En el transcurrir de la historia del Homo Sapiens, el Mundo se sobrepuso al orden de la naturaleza y lo hizo de manera desmedida: cambió la configuración del planeta. Homo Sapiens cambió el curso de los ríos, los contuvo con represas, explotó minas socavando la corteza terrestre y contaminando las aguas, le “robó” terreno al mar, inundó valles, destruyó especies enteras, extrajo petróleo causando cavernas inmensas y contaminando el aire, construyó carreteras, destruyó bosques y selvas completas, agotó tierras fértiles y contamino tierras estériles con agroquímicos para hacerlas producir, manipuló el ADN de animales y plantas y muchas otras actividades que desde la perspectiva cultural son revoluciones científicas y proezas humanas; pero si las evaluamos desde el orden natural son aberraciones.
En gran medida el costo de estas aberraciones de nuestro progreso lo estamos pagando con desastres que nos cobra la naturaleza. Cuando edificamos en antiguos causes de ríos, en zonas sísmicas con diseños de otras regiones no-sísmicas, cuando construimos casas en laderas, cuando diseñamos y habitamos ciudades completas sobre fallas geológicas, cuando fabricamos bombas atómicas y las hacemos estallar bajo tierra, cuando edificamos complejos químico-industriales en zonas pobladas, cuando llenamos de basura el espacio, cuando hacemos la guerra por estupideces de una élite o cuando matamos animales incluyendo al homo sapiens sin compensar el equilibrio energético natural, estamos provocando un desastre.
Cuando violamos el orden natural corremos riesgos, cuando estos riesgos se hacen realidad lo hacen como desastres que calificamos como “naturales”, como si la naturaleza se ensañara con nosotros; no entendemos que somos nosotros quienes nos exponemos a una fuerza infinitamente más poderosa que toda nuestra especie junta; una fuerza que es capaz de aplastarnos como insectos o como a pedazos de roca.
Para quienes siendo religiosos reniegan de Dios, como cuando los bárbaros asolaron a Roma en tiempos de Agustín de Hipona, les digo que ni Dios ni la naturaleza son culpables de nada; son entidades que están, o en la cima o por encima de nuestras construcciones culturales y a quienes recurrimos para rogar clemencia, consolarnos o acusar de nuestras desgracias; todo a causa de nuestra incomprensión.
Toda nuestra ciencia debió servir para entender mejor el orden natural, para construir un Mundo acorde a él; pero en el Mundo capitalista de hoy, esa ciencia está bajo el dominio de intereses a los que solo les importa la ininterrumpida acumulación de capital para garantizar la existencia de algunas familias todo poderosas que controlan al Mundo del homo sapiens.
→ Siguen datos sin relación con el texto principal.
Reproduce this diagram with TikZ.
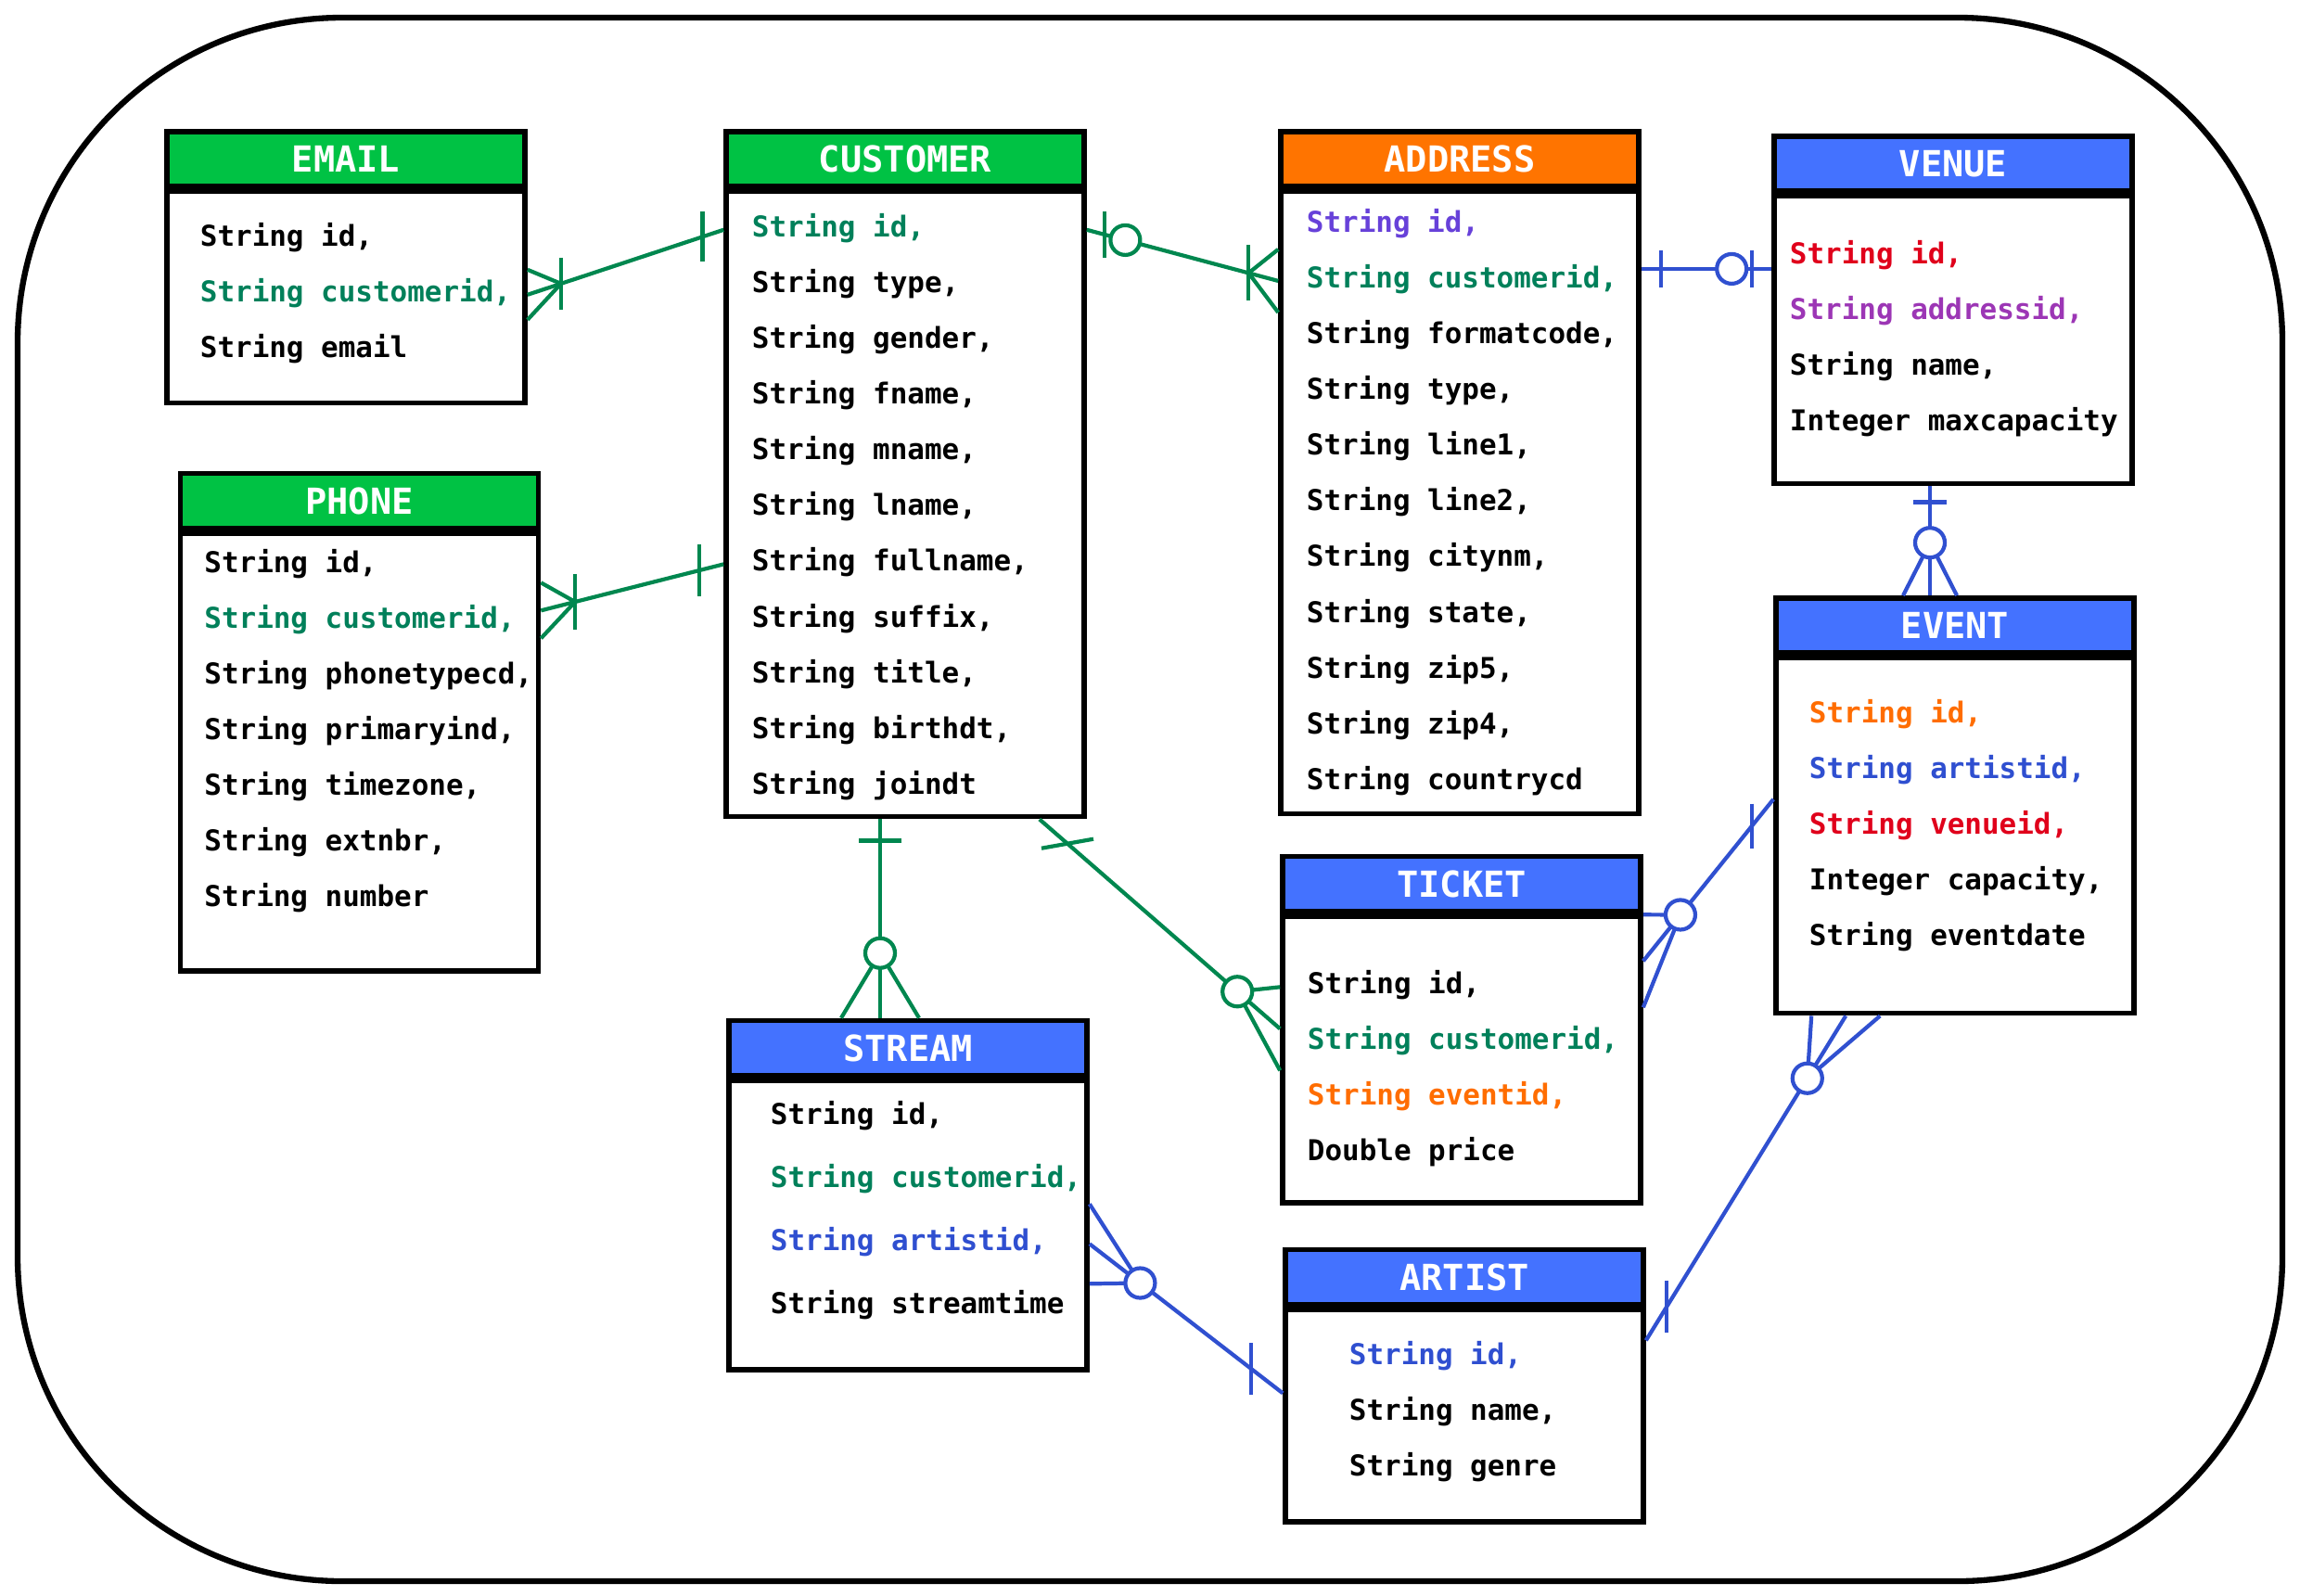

Las desgracias que hoy viven miles de mexicanos en la Ciudad de México, en Oaxaca, Chiapas, Morelos, Puebla y Guerrero, los muertos y los abandonados en su desgracia, son la expresión de la inconsistencia de este Mundo, con todo lo que tiene de transgresión de lo natural, la ignorancia del riesgo, la “política” de la corrupción y la corrupción de la política.
Si algo se puede decir de estas desgracias, además de lo mucho que nos duelen, es que nos muestran el Mundo que hemos construido desde su sótano pestilente y la podredumbre que encierra.
Si algo se puede decir de estas desgracias, además de nuestra admiración por los héroes que luchan sin descanso por rescatar lo rescatable, es que nos indican lo que no puede permanecer en México.
Si algo se puede decir de estas desgracias, además de rezarle a nuestros muertos, es que México debe cambiar si no queremos que la reconstrucción del país repita las aberraciones y vulnerabilidades del Mundo que hemos construido y que unos pocos nos obligan a vivir como individuos en desgracia, aterrados por la naturaleza.
Si algo se puede decir de estas desgracias, además de la rabia contra quienes lucran con nuestro sufrimiento, es lo dicho por Sartre y que parafraseamos : México será aquello que seamos capaces de hacer con lo que queda de él.